BRIEF
Copy out the data below as written; omit any images.

[start DATA BLOCK]

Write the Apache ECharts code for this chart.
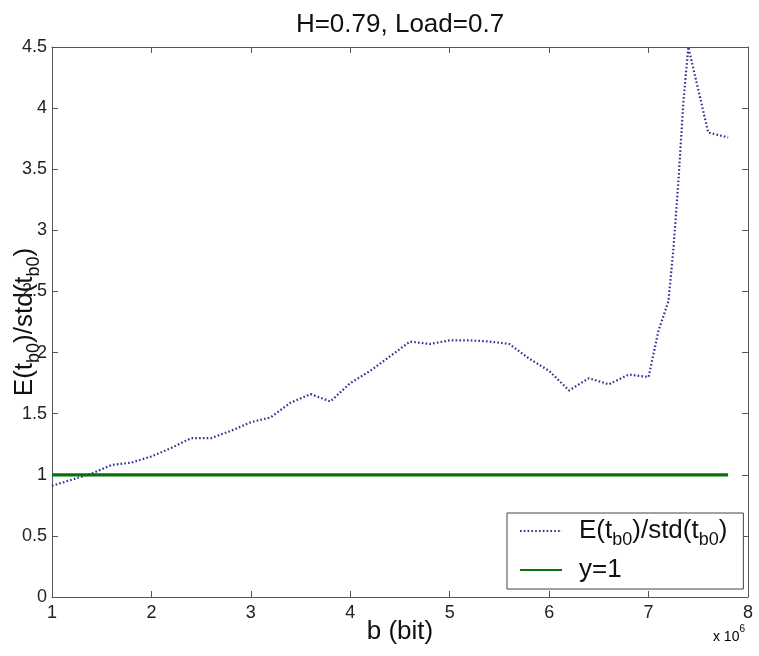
<!DOCTYPE html>
<html>
<head>
<meta charset="utf-8">
<script src="https://cdn.jsdelivr.net/npm/echarts@6/dist/echarts.min.js"></script>
<style>html,body{margin:0;padding:0;background:#fff;}#c{width:759px;height:656px;}</style>
</head>
<body>
<div id="c"></div>
<script>
// b in units of 1e6 bit
const bitsM = [1,1.2,1.4,1.6,1.8,2,2.2,2.4,2.6,2.8,3,3.2,3.4,3.6,3.8,4,4.2,4.4,4.6,4.8,5,5.2,5.4,5.6,5.8,6,6.2,6.4,6.6,6.8,7,7.1,7.2,7.25,7.3,7.35,7.4,7.6,7.8];
const ratio = [0.91,0.96,1.01,1.08,1.10,1.15,1.22,1.30,1.30,1.36,1.43,1.47,1.59,1.66,1.60,1.75,1.85,1.97,2.09,2.07,2.10,2.10,2.09,2.07,1.95,1.85,1.69,1.79,1.74,1.82,1.80,2.18,2.42,2.85,3.40,4.05,4.50,3.80,3.76];
const refX = [1, 7.8];
const refY = [1, 1];
const xTicks = [1,2,3,4,5,6,7,8];
const yTicks = [0,0.5,1,1.5,2,2.5,3,3.5,4,4.5];

const FONT = "'Liberation Sans', Arial, sans-serif";
const chart = echarts.init(document.getElementById('c'), null, {renderer: 'canvas'});
const subRich = {
  m: {fontSize: 26, fontFamily: FONT, color: '#111', lineHeight: 36, verticalAlign: 'middle'},
  s: {fontSize: 18, fontFamily: FONT, color: '#111', lineHeight: 18, verticalAlign: 'bottom'}
};
const axisCommon = {
  axisLine: {show: true, onZero: false, lineStyle: {color: '#555', width: 1}},
  axisTick: {show: true, inside: true, length: 6, lineStyle: {color: '#555'}},
  splitLine: {show: false}
};
chart.setOption({
  animation: false,
  backgroundColor: '#fff',
  title: {
    text: 'H=0.79, Load=0.7', left: 400, textAlign: 'center', top: 12, padding: 0,
    textStyle: {fontSize: 26, fontWeight: 'normal', fontFamily: FONT, color: '#111'}
  },
  grid: {left: 52, right: 11, top: 47, bottom: 59, containLabel: false, outerBoundsMode: 'none'},
  legend: {
    orient: 'vertical', left: 507, top: 513,
    padding: [5, 16, 6, 12], itemGap: 8,
    itemWidth: 42, itemHeight: 14,
    borderColor: '#444', borderWidth: 1, backgroundColor: '#fff',
    itemStyle: {opacity: 0},
    data: ['ratio', 'ref'],
    formatter: function (n) {
      return n === 'ratio' ? '{m|E(t}{s|b0}{m|)/std(t}{s|b0}{m|)}' : '{m|y=1}';
    },
    textStyle: {padding: [0, 0, 0, 12], rich: subRich}
  },
  xAxis: [
    Object.assign({}, axisCommon, {
      type: 'value', position: 'bottom', min: xTicks[0], max: xTicks[xTicks.length-1], interval: 1,
      axisLabel: {margin: 7, fontSize: 18, fontFamily: FONT, color: '#222'},
      name: 'b (bit)', nameLocation: 'middle', nameGap: 22, nameMoveOverlap: false,
      nameTextStyle: {fontSize: 26, fontFamily: FONT, color: '#111', verticalAlign: 'top', lineHeight: 26}
    }),
    Object.assign({}, axisCommon, {
      type: 'value', position: 'top', min: xTicks[0], max: xTicks[xTicks.length-1], interval: 1,
      axisLabel: {show: false}
    })
  ],
  yAxis: [
    Object.assign({}, axisCommon, {
      type: 'value', position: 'left', min: yTicks[0], max: yTicks[yTicks.length-1], interval: 0.5,
      axisLabel: {margin: 5, fontSize: 18, fontFamily: FONT, color: '#222'},
      name: '{m|E(t}{s|b0}{m|)/std(t}{s|b0}{m|)}', nameLocation: 'middle', nameGap: 9, nameRotate: 90,
      nameMoveOverlap: false,
      nameTextStyle: {rich: subRich}
    }),
    Object.assign({}, axisCommon, {
      type: 'value', position: 'right', min: yTicks[0], max: yTicks[yTicks.length-1], interval: 0.5,
      axisLabel: {show: false}
    })
  ],
  graphic: [{
    type: 'text', right: 14, top: 624,
    style: {
      text: '{a|x 10}{b|6}',
      rich: {
        a: {fontSize: 14, fontFamily: FONT, color: '#222', lineHeight: 20, verticalAlign: 'bottom'},
        b: {fontSize: 10, fontFamily: FONT, color: '#222', lineHeight: 10, verticalAlign: 'top'}
      }
    }
  }],
  series: [
    {
      name: 'ratio', type: 'line', xAxisIndex: 0, yAxisIndex: 0,
      data: bitsM.map((x, i) => [x, ratio[i]]),
      symbol: 'none', clip: true,
      lineStyle: {color: '#303094', width: 2.2, type: [1.6, 2.2]},
      itemStyle: {color: '#303094'}
    },
    {
      name: 'ref', type: 'line', xAxisIndex: 0, yAxisIndex: 0,
      data: refX.map((x, i) => [x, refY[i]]),
      symbol: 'none',
      lineStyle: {color: '#0a720a', width: 3.2},
      itemStyle: {color: '#0a720a'}
    }
  ]
});
</script>
</body>
</html>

[end DATA BLOCK]

SOLUTION TO THIS PROBLEM
Write the Apache ECharts code for this chart.
<!DOCTYPE html>
<html>
<head>
<meta charset="utf-8">
<script src="https://cdn.jsdelivr.net/npm/echarts@6/dist/echarts.min.js"></script>
<style>html,body{margin:0;padding:0;background:#fff;}#c{width:759px;height:656px;}</style>
</head>
<body>
<div id="c"></div>
<script>
// b in units of 1e6 bit
const bitsM = [1,1.2,1.4,1.6,1.8,2,2.2,2.4,2.6,2.8,3,3.2,3.4,3.6,3.8,4,4.2,4.4,4.6,4.8,5,5.2,5.4,5.6,5.8,6,6.2,6.4,6.6,6.8,7,7.1,7.2,7.25,7.3,7.35,7.4,7.6,7.8];
const ratio = [0.91,0.96,1.01,1.08,1.10,1.15,1.22,1.30,1.30,1.36,1.43,1.47,1.59,1.66,1.60,1.75,1.85,1.97,2.09,2.07,2.10,2.10,2.09,2.07,1.95,1.85,1.69,1.79,1.74,1.82,1.80,2.18,2.42,2.85,3.40,4.05,4.50,3.80,3.76];
const refX = [1, 7.8];
const refY = [1, 1];
const xTicks = [1,2,3,4,5,6,7,8];
const yTicks = [0,0.5,1,1.5,2,2.5,3,3.5,4,4.5];

const FONT = "'Liberation Sans', Arial, sans-serif";
const chart = echarts.init(document.getElementById('c'), null, {renderer: 'canvas'});
const subRich = {
  m: {fontSize: 26, fontFamily: FONT, color: '#111', lineHeight: 36, verticalAlign: 'middle'},
  s: {fontSize: 18, fontFamily: FONT, color: '#111', lineHeight: 18, verticalAlign: 'bottom'}
};
const axisCommon = {
  axisLine: {show: true, onZero: false, lineStyle: {color: '#555', width: 1}},
  axisTick: {show: true, inside: true, length: 6, lineStyle: {color: '#555'}},
  splitLine: {show: false}
};
chart.setOption({
  animation: false,
  backgroundColor: '#fff',
  title: {
    text: 'H=0.79, Load=0.7', left: 400, textAlign: 'center', top: 12, padding: 0,
    textStyle: {fontSize: 26, fontWeight: 'normal', fontFamily: FONT, color: '#111'}
  },
  grid: {left: 52, right: 11, top: 47, bottom: 59, containLabel: false, outerBoundsMode: 'none'},
  legend: {
    orient: 'vertical', left: 507, top: 513,
    padding: [5, 16, 6, 12], itemGap: 8,
    itemWidth: 42, itemHeight: 14,
    borderColor: '#444', borderWidth: 1, backgroundColor: '#fff',
    itemStyle: {opacity: 0},
    data: ['ratio', 'ref'],
    formatter: function (n) {
      return n === 'ratio' ? '{m|E(t}{s|b0}{m|)/std(t}{s|b0}{m|)}' : '{m|y=1}';
    },
    textStyle: {padding: [0, 0, 0, 12], rich: subRich}
  },
  xAxis: [
    Object.assign({}, axisCommon, {
      type: 'value', position: 'bottom', min: xTicks[0], max: xTicks[xTicks.length-1], interval: 1,
      axisLabel: {margin: 7, fontSize: 18, fontFamily: FONT, color: '#222'},
      name: 'b (bit)', nameLocation: 'middle', nameGap: 22, nameMoveOverlap: false,
      nameTextStyle: {fontSize: 26, fontFamily: FONT, color: '#111', verticalAlign: 'top', lineHeight: 26}
    }),
    Object.assign({}, axisCommon, {
      type: 'value', position: 'top', min: xTicks[0], max: xTicks[xTicks.length-1], interval: 1,
      axisLabel: {show: false}
    })
  ],
  yAxis: [
    Object.assign({}, axisCommon, {
      type: 'value', position: 'left', min: yTicks[0], max: yTicks[yTicks.length-1], interval: 0.5,
      axisLabel: {margin: 5, fontSize: 18, fontFamily: FONT, color: '#222'},
      name: '{m|E(t}{s|b0}{m|)/std(t}{s|b0}{m|)}', nameLocation: 'middle', nameGap: 9, nameRotate: 90,
      nameMoveOverlap: false,
      nameTextStyle: {rich: subRich}
    }),
    Object.assign({}, axisCommon, {
      type: 'value', position: 'right', min: yTicks[0], max: yTicks[yTicks.length-1], interval: 0.5,
      axisLabel: {show: false}
    })
  ],
  graphic: [{
    type: 'text', right: 14, top: 624,
    style: {
      text: '{a|x 10}{b|6}',
      rich: {
        a: {fontSize: 14, fontFamily: FONT, color: '#222', lineHeight: 20, verticalAlign: 'bottom'},
        b: {fontSize: 10, fontFamily: FONT, color: '#222', lineHeight: 10, verticalAlign: 'top'}
      }
    }
  }],
  series: [
    {
      name: 'ratio', type: 'line', xAxisIndex: 0, yAxisIndex: 0,
      data: bitsM.map((x, i) => [x, ratio[i]]),
      symbol: 'none', clip: true,
      lineStyle: {color: '#303094', width: 2.2, type: [1.6, 2.2]},
      itemStyle: {color: '#303094'}
    },
    {
      name: 'ref', type: 'line', xAxisIndex: 0, yAxisIndex: 0,
      data: refX.map((x, i) => [x, refY[i]]),
      symbol: 'none',
      lineStyle: {color: '#0a720a', width: 3.2},
      itemStyle: {color: '#0a720a'}
    }
  ]
});
</script>
</body>
</html>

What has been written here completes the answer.